The RTT was founded in February 2006. It now meets quarterly to provide authoritative ‘thought leadership’ on matters affecting the retail industry. All outputs are consensual and arrived at by simple majority vote and moderated discussion. Quotes are individually credited. The Retail Think Tank has been created because it is widely accepted that there are so many mixed messages from different data sources that it is difficult to establish with any certainty the true health and status of the sector. The aim of the RTT is to provide the authoritative, credible and most trusted window on what is really happening in retail and to develop thought leadership on the key areas influencing the future of retailing in the UK. Its executive members have been rigorously selected from non-aligned disciplines to highlight issues, propose solutions, learn from the past, signpost the road ahead and put retail into its rightful context within the British social/economic matrix.
Definitions: The RTT assesses the state of health of the UK retail sector by considering the factors which influence its three key drivers.
1. Demand – Demand for retail goods and services.
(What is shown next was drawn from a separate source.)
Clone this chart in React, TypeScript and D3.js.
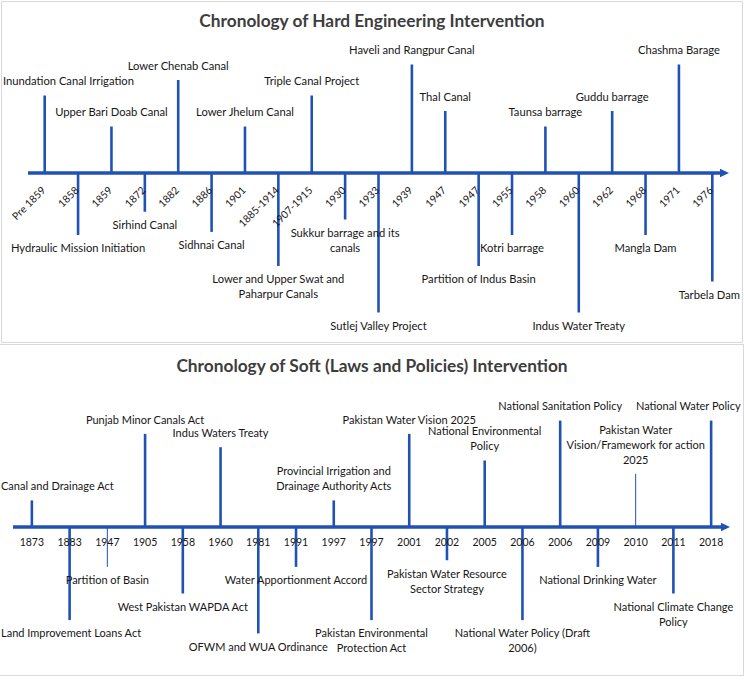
import React, { useEffect, useRef } from "react";
import * as d3 from "d3";

// ---------- Data: hard engineering interventions ----------
const hardYears = ["Pre 1859", "1858", "1859", "1872", "1882", "1886", "1901", "1885-1914", "1907-1915", "1930", "1933", "1939", "1947", "1947", "1955", "1958", "1960", "1962", "1968", "1971", "1976"];
const hardEvents = [
  "Inundation Canal Irrigation",
  "Hydraulic Mission Initiation",
  "Upper Bari Doab Canal",
  "Sirhind Canal",
  "Lower Chenab Canal",
  "Sidhnai Canal",
  "Lower Jhelum Canal",
  "Lower and Upper Swat and|Paharpur Canals",
  "Triple Canal Project",
  "Sukkur barrage and its|canals",
  "Sutlej Valley Project",
  "Haveli and Rangpur Canal",
  "Thal Canal",
  "Partition of Indus Basin",
  "Kotri barrage",
  "Taunsa barrage",
  "Indus Water Treaty",
  "Guddu barrage",
  "Mangla Dam",
  "Chashma Barage",
  "Tarbela Dam",
];
// stem height (positive = above the axis, negative = below)
const hardHeights = [5, -4, 3, -2.5, 6, -3.8, 3, -6, 5, -3, -9, 7, 4, -6, -4, 3, -9, 4, -4, 7, -7];
const hardThin: number[] = [];

// ---------- Data: soft (laws and policies) interventions ----------
const softYears = ["1873", "1883", "1947", "1905", "1958", "1960", "1981", "1991", "1997", "1997", "2001", "2002", "2005", "2006", "2006", "2009", "2010", "2011", "2018"];
const softEvents = [
  "Canal and Drainage Act",
  "Land Improvement Loans Act",
  "Partition of Basin",
  "Punjab Minor Canals Act",
  "West Pakistan WAPDA Act",
  "Indus Waters Treaty",
  "OFWM and WUA  Ordinance",
  "Water Apportionment Accord",
  "Provincial Irrigation and|Drainage Authority Acts",
  "Pakistan Environmental|Protection Act",
  "Pakistan Water Vision 2025",
  "Pakistan Water Resource|Sector Strategy",
  "National Environmental|Policy",
  "National Water Policy (Draft|2006)",
  "National Sanitation Policy",
  "National Drinking Water",
  "Pakistan Water|Vision/Framework for action|2025",
  "National Climate Change|Policy",
  "National Water Policy",
];
const softHeights = [2, -7, -3, 7, -5, 6, -8, -3, 2, -7, 7, -2.5, 5, -7, 8, -3, 4, -5, 8];
const softThin = [2, 16];

const BLUE = "#1F52B4";
const TEXT = "#161616";
const FONT = "Lato, 'Open Sans', sans-serif";

type PanelCfg = {
  top: number;
  height: number;
  left: number;
  width: number;
  title: string;
  titleY: number;
  xRange: [number, number];
  yDomain: [number, number];
  yPx: [number, number];
  years: string[];
  events: string[];
  heights: number[];
  thin: number[];
  rotateYears: boolean;
  labelSize: number;
  yearSize: number;
};

function drawPanel(svg: d3.Selection<SVGSVGElement, unknown, null, undefined>, c: PanelCfg) {
  const g = svg.append("g");
  g.append("rect")
    .attr("x", c.left + 0.5)
    .attr("y", c.top + 0.5)
    .attr("width", c.width)
    .attr("height", c.height)
    .attr("fill", "#fff")
    .attr("stroke", "#d9d9d9")
    .attr("stroke-width", 1);

  g.append("text")
    .attr("x", 372)
    .attr("y", c.titleY)
    .attr("text-anchor", "middle")
    .attr("font-family", FONT)
    .attr("font-size", 17.3)
    .attr("font-weight", 700)
    .attr("fill", "#3d3d3d")
    .text(c.title);

  const idx = c.years.map((_, i) => i);
  const x = d3.scaleBand<number>().domain(idx).range(c.xRange);
  const cx = (i: number) => (x(i) as number) + x.bandwidth() / 2;
  const y = d3.scaleLinear().domain(c.yDomain).range(c.yPx);
  const y0 = y(0);

  // stems
  g.selectAll("line.stem")
    .data(idx)
    .join("line")
    .attr("class", "stem")
    .attr("x1", cx)
    .attr("x2", cx)
    .attr("y1", y0)
    .attr("y2", (i) => y(c.heights[i]))
    .attr("stroke", BLUE)
    .attr("stroke-width", (i) => (c.thin.includes(i) ? 1 : 2.6));

  // axis with arrow
  const [r0, r1] = c.xRange;
  g.append("line")
    .attr("x1", r0)
    .attr("x2", r1 - 8)
    .attr("y1", y0)
    .attr("y2", y0)
    .attr("stroke", BLUE)
    .attr("stroke-width", 3.5);
  g.append("path")
    .attr("d", `M${r1 - 9},${y0 - 4.2}L${r1},${y0}L${r1 - 9},${y0 + 4.2}Z`)
    .attr("fill", BLUE);

  // year labels
  if (c.rotateYears) {
    g.selectAll("text.year")
      .data(idx)
      .join("text")
      .attr("class", "year")
      .attr("text-anchor", "end")
      .attr("font-family", FONT)
      .attr("font-size", c.yearSize)
      .attr("fill", TEXT)
      .attr("transform", (i) => `translate(${cx(i) + 1.5},${y0 + 18}) rotate(-45)`)
      .text((i) => c.years[i]);
  } else {
    g.selectAll("text.year")
      .data(idx)
      .join("text")
      .attr("class", "year")
      .attr("text-anchor", "middle")
      .attr("font-family", FONT)
      .attr("font-size", c.yearSize)
      .attr("fill", TEXT)
      .attr("x", cx)
      .attr("y", y0 + 19)
      .text((i) => c.years[i]);
  }

  // event labels
  const lineH = 15;
  idx.forEach((i) => {
    const lines = c.events[i].split("|");
    const h = c.heights[i];
    const tip = y(h);
    const t = g
      .append("text")
      .attr("text-anchor", "middle")
      .attr("font-family", FONT)
      .attr("font-size", c.labelSize)
      .attr("fill", TEXT);
    lines.forEach((ln, k) => {
      const centerY = h > 0 ? tip - 14 - (lines.length - 1 - k) * lineH : tip + 13.5 + k * lineH;
      t.append("tspan")
        .attr("x", cx(i))
        .attr("y", centerY + 3.8)
        .text(ln);
    });
    // keep label inside the panel
    const bb = (t.node() as SVGTextElement).getBBox();
    let dx = 0;
    if (bb.x < c.left + 2) dx = c.left + 2 - bb.x;
    if (bb.x + bb.width > c.left + c.width - 2) dx = c.left + c.width - 2 - (bb.x + bb.width);
    if (dx !== 0) t.attr("transform", `translate(${dx},0)`);
  });
}

export default function App() {
  const ref = useRef<SVGSVGElement>(null);
  useEffect(() => {
    const svg = d3.select(ref.current as SVGSVGElement);
    svg.selectAll("*").remove();
    drawPanel(svg, {
      top: 1,
      height: 341,
      left: 1,
      width: 741,
      title: "Chronology of Hard Engineering Intervention",
      titleY: 27,
      xRange: [28, 729],
      yDomain: [-9, 7],
      yPx: [173 + 139.5, 173 - 108.5],
      years: hardYears,
      events: hardEvents,
      heights: hardHeights,
      thin: hardThin,
      rotateYears: true,
      labelSize: 11.2,
      yearSize: 10.4,
    });
    drawPanel(svg, {
      top: 344,
      height: 331,
      left: -1,
      width: 744,
      title: "Chronology of Soft (Laws and Policies) Intervention",
      titleY: 372,
      xRange: [13, 730],
      yDomain: [-8, 8],
      yPx: [527 + 106.4, 527 - 106.4],
      years: softYears,
      events: softEvents,
      heights: softHeights,
      thin: softThin,
      rotateYears: false,
      labelSize: 11,
      yearSize: 10.5,
    });
  }, []);
  return (
    <svg
      ref={ref}
      width={744}
      height={680}
      style={{ position: "absolute", left: 0, top: 0, background: "#fff" }}
    />
  );
}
From a retro-perspective, retail sales, volumes and prices are the primary indicators. When considering future prospects, economic factors such as interest rates, employment levels and house prices as well as others such as consumer confidence, footfall and preferences are used
2. Margin (Gross) – Sales less cost of sales; the buying margin less markdowns and shrinkage. Cost of sales include product purchase costs, associated costs of indirect taxes and duty and discounts
3. Costs – All other costs associated with the retail operations, including freight and logistics, marketing, property and people
The Retail Health Index – how is it assessed?
Every quarter each member of the RTT makes quantitative assessments of the impact on retail health of demand, margins and costs for the quarter just completed and a forecast of the quarter ahead. These scores are submitted individually, collated and aggregated in time for the RTT’s quarterly meeting. The individual judgements on what to score are ultimately a combination of objective and subjective ones, drawing upon a wide range of hard datasets and softer qualitative material available to each member. The framework follows the example of The Bank of England Agents’ scoring system on economic intelligence provided to the Monetary Policy Committee.
The aggregate scores are combined to form the Retail Health Index (‘RHI’) which is reviewed at that meeting and occasionally revised after debate if members feel it appropriate. The RHI tracks quarter on quarter changes in the health of the UK retail sector and as such provides a useful and unique measured indicator of retail health. The index ‘base’ of 100 was set on 1 April 2006. Each quarter, it assesses whether the state of health has improved or deteriorated since the previous quarter. An improvement will lead to a higher RHI score than that recorded in the previous quarter, and with a deterioration leading to a lower score. The larger the index movement, the more marked the shift in the state of health.
The RHI has two main benefits. Firstly, it aims to quantify the knowledge of the RTT members in a systematic way. Secondly, it assesses the overall state of health of the UK retail sector for which there is no official data.